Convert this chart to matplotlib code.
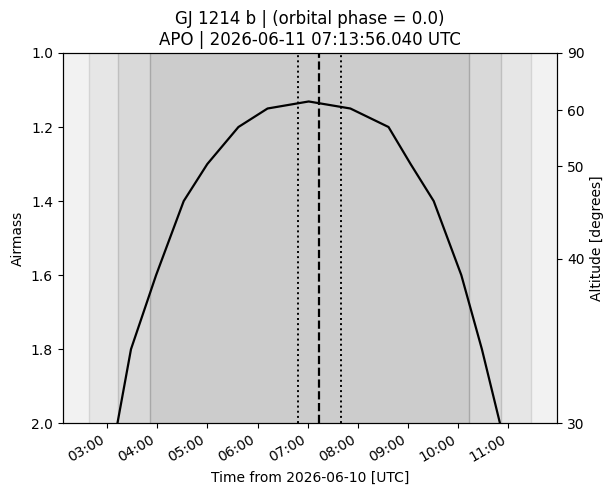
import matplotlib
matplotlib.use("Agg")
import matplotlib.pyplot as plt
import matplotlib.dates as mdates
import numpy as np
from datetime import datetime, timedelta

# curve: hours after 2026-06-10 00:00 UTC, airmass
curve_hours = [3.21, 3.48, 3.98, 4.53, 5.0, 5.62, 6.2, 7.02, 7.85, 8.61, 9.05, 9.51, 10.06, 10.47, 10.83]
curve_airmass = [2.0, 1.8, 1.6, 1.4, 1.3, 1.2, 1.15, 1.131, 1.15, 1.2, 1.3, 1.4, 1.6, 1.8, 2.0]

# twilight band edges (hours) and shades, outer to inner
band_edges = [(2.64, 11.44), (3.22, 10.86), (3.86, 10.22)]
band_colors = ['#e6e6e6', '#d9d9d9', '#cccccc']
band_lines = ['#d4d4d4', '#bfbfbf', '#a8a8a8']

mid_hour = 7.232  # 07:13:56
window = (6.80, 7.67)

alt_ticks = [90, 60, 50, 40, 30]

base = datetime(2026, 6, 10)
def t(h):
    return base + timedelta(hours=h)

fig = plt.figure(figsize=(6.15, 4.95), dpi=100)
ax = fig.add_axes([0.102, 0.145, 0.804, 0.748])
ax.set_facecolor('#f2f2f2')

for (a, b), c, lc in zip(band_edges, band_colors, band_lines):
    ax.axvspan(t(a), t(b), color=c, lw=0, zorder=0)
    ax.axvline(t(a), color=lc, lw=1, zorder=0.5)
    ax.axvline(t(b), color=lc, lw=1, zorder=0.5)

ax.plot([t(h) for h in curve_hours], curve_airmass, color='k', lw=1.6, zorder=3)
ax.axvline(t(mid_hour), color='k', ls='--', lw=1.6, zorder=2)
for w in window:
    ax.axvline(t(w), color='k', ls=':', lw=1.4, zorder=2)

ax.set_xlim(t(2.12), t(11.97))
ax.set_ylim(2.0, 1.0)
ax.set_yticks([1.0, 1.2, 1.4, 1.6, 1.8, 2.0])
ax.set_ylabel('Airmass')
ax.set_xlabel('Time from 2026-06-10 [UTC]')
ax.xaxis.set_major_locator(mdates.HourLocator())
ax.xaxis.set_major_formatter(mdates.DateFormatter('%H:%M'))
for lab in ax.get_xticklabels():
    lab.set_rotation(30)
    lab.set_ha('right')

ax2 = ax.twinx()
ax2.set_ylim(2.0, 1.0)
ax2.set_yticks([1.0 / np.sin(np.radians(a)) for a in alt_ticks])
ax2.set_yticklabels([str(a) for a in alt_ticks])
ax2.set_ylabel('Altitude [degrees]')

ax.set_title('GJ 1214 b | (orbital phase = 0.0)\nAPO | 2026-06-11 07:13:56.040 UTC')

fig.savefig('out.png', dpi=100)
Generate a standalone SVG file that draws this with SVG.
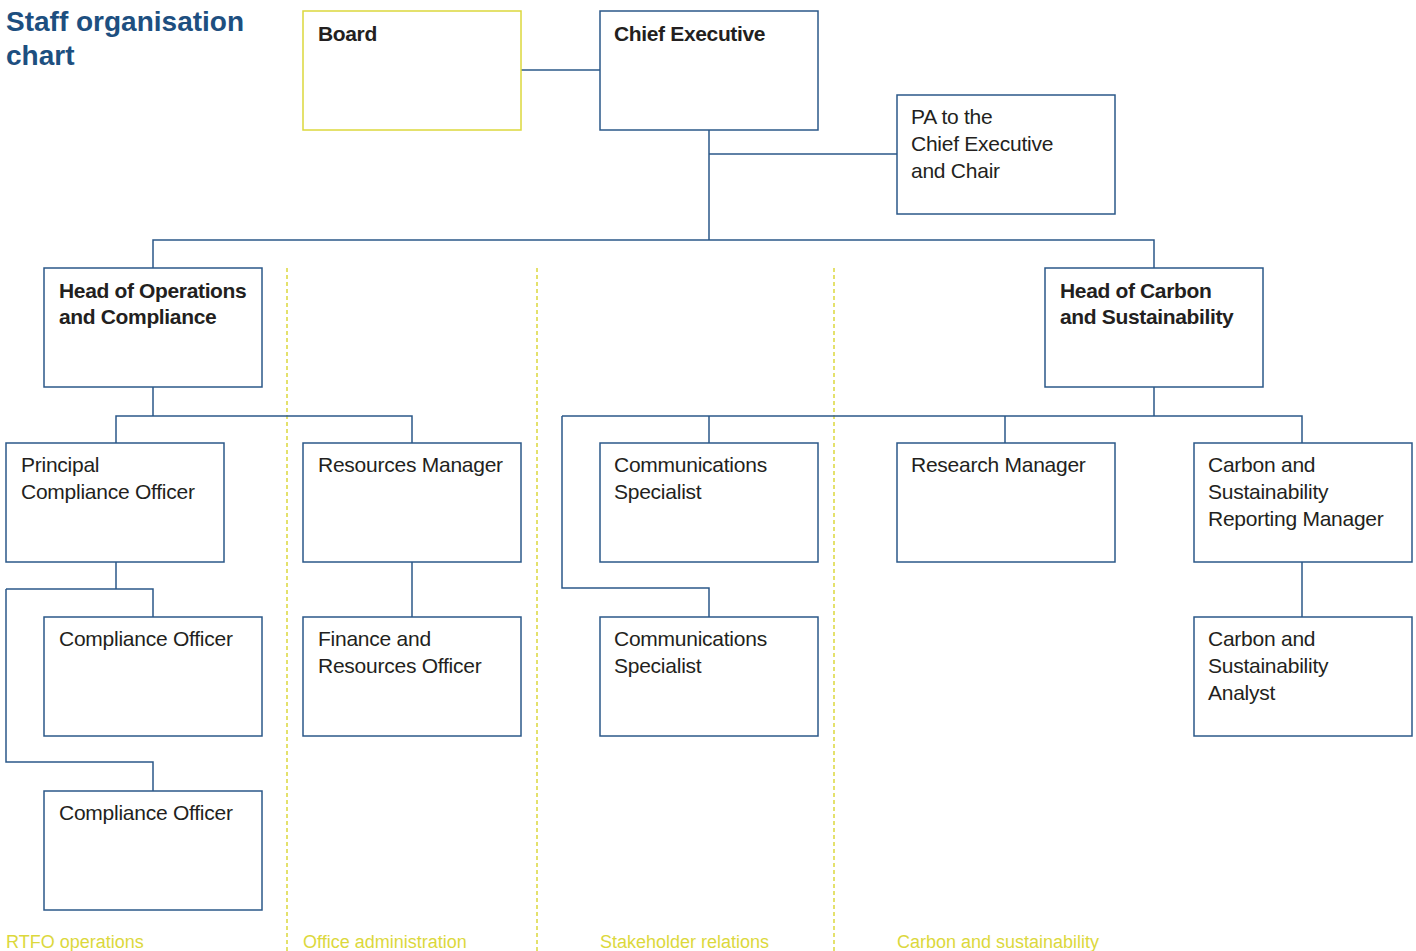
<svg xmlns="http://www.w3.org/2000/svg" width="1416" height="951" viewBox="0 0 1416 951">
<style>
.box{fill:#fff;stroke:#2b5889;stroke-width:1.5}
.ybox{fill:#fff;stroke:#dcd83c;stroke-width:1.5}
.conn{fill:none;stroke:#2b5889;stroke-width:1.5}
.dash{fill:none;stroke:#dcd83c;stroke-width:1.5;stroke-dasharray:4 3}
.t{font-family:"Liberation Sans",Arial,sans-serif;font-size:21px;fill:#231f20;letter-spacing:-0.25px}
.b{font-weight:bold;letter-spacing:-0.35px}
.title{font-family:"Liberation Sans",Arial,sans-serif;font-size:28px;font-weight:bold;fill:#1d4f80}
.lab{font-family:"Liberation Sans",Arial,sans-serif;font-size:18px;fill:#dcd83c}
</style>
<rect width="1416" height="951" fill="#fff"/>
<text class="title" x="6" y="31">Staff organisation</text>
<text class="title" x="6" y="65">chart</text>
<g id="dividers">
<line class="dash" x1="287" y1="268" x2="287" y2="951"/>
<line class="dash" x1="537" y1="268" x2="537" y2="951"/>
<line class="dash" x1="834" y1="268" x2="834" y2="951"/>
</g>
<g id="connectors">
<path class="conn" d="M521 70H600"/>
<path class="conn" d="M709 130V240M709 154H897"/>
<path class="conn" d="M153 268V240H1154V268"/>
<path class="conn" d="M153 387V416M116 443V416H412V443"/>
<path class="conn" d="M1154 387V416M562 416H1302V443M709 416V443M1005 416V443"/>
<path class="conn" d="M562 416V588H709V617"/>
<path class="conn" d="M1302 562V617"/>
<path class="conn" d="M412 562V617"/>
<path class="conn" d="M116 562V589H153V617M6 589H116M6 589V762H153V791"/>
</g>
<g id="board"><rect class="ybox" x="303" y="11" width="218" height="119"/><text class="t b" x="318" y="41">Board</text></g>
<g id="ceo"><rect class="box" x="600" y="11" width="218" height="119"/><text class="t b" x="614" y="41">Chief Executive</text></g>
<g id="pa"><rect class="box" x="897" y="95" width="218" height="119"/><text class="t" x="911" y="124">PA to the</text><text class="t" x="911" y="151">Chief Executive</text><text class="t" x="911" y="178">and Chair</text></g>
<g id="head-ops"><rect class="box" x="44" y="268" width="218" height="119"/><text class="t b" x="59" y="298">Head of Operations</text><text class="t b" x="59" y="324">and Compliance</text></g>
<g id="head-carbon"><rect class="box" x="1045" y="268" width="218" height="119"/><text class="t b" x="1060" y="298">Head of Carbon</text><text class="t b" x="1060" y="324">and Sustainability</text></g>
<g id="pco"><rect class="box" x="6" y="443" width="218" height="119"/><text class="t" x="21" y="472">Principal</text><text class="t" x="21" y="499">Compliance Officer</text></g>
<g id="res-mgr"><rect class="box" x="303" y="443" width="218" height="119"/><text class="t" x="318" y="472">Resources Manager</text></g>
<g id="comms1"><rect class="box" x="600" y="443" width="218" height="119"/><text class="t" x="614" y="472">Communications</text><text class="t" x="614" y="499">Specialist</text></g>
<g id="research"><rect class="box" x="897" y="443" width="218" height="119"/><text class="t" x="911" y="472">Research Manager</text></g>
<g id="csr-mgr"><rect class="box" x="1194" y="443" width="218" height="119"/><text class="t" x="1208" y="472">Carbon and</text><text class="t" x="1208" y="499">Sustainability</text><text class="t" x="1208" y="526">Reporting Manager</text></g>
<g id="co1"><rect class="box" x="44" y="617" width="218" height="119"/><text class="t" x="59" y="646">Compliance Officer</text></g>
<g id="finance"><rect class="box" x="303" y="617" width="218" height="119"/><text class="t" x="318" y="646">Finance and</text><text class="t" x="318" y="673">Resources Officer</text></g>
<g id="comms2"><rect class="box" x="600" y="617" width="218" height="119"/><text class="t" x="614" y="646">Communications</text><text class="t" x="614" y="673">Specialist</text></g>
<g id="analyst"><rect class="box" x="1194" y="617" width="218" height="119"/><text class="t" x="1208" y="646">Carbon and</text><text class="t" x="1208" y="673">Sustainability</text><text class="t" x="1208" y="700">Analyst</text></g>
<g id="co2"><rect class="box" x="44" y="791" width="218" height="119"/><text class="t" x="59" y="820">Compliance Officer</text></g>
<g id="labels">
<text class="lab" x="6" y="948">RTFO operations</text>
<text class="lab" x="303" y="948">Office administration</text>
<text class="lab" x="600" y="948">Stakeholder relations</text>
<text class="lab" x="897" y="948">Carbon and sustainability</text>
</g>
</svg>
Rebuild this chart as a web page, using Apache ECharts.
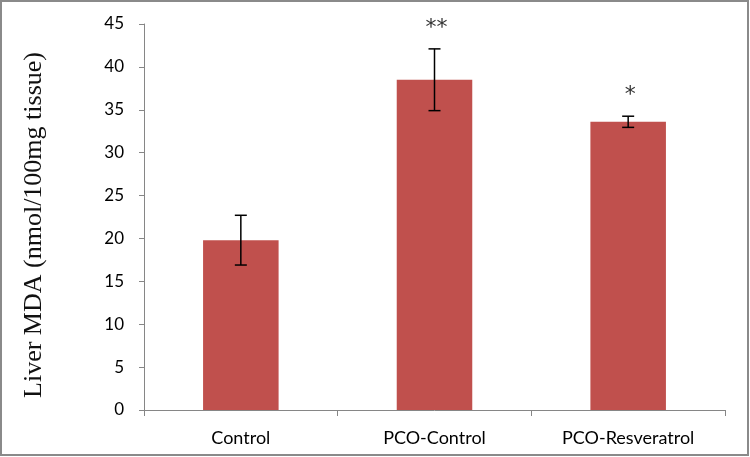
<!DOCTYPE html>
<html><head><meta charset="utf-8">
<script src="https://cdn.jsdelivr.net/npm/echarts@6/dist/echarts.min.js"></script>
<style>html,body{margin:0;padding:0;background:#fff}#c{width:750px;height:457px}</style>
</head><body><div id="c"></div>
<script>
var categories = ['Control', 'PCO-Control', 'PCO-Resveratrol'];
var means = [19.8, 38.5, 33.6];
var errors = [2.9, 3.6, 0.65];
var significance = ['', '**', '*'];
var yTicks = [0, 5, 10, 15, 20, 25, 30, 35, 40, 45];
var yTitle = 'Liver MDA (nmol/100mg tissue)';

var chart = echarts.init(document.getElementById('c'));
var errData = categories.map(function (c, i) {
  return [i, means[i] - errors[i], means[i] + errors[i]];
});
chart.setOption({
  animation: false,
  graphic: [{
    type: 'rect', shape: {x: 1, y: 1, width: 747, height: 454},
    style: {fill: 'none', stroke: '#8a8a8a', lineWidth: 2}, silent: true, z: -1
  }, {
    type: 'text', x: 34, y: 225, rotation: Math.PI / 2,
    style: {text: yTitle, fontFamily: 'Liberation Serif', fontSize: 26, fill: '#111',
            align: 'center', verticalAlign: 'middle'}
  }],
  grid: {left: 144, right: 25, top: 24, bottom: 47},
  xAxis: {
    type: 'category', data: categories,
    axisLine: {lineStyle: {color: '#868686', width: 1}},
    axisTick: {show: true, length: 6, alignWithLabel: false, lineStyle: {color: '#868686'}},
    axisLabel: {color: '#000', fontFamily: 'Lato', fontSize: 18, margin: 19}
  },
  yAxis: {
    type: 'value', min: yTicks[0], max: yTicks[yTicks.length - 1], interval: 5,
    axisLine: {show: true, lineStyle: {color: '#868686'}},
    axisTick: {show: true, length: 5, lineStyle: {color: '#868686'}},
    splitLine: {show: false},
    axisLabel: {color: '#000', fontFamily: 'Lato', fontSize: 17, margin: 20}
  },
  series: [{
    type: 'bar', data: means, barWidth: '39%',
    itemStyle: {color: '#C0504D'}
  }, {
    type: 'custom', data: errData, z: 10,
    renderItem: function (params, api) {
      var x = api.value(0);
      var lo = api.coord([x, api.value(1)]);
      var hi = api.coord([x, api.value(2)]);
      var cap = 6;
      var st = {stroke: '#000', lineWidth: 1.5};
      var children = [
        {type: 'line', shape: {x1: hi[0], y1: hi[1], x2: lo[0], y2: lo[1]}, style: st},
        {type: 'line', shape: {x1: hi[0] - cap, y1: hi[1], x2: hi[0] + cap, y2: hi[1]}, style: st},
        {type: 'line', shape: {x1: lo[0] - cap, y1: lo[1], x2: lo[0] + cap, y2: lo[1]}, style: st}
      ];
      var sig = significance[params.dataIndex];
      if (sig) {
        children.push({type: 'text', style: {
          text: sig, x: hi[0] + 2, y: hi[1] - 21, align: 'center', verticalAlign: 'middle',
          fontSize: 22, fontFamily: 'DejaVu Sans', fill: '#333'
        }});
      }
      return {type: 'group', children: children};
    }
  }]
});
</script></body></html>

|---|

**Exercise aim**
Please restate the material above line by line, exactly, beginning at its first line and ending with the line that contains "ax.axvline(t(w), color='k', ls=':', lw=1.4, zorder=2)", without any pictures.

**Output of the exercise**
Convert this chart to matplotlib code.
import matplotlib
matplotlib.use("Agg")
import matplotlib.pyplot as plt
import matplotlib.dates as mdates
import numpy as np
from datetime import datetime, timedelta

# curve: hours after 2026-06-10 00:00 UTC, airmass
curve_hours = [3.21, 3.48, 3.98, 4.53, 5.0, 5.62, 6.2, 7.02, 7.85, 8.61, 9.05, 9.51, 10.06, 10.47, 10.83]
curve_airmass = [2.0, 1.8, 1.6, 1.4, 1.3, 1.2, 1.15, 1.131, 1.15, 1.2, 1.3, 1.4, 1.6, 1.8, 2.0]

# twilight band edges (hours) and shades, outer to inner
band_edges = [(2.64, 11.44), (3.22, 10.86), (3.86, 10.22)]
band_colors = ['#e6e6e6', '#d9d9d9', '#cccccc']
band_lines = ['#d4d4d4', '#bfbfbf', '#a8a8a8']

mid_hour = 7.232  # 07:13:56
window = (6.80, 7.67)

alt_ticks = [90, 60, 50, 40, 30]

base = datetime(2026, 6, 10)
def t(h):
    return base + timedelta(hours=h)

fig = plt.figure(figsize=(6.15, 4.95), dpi=100)
ax = fig.add_axes([0.102, 0.145, 0.804, 0.748])
ax.set_facecolor('#f2f2f2')

for (a, b), c, lc in zip(band_edges, band_colors, band_lines):
    ax.axvspan(t(a), t(b), color=c, lw=0, zorder=0)
    ax.axvline(t(a), color=lc, lw=1, zorder=0.5)
    ax.axvline(t(b), color=lc, lw=1, zorder=0.5)

ax.plot([t(h) for h in curve_hours], curve_airmass, color='k', lw=1.6, zorder=3)
ax.axvline(t(mid_hour), color='k', ls='--', lw=1.6, zorder=2)
for w in window:
    ax.axvline(t(w), color='k', ls=':', lw=1.4, zorder=2)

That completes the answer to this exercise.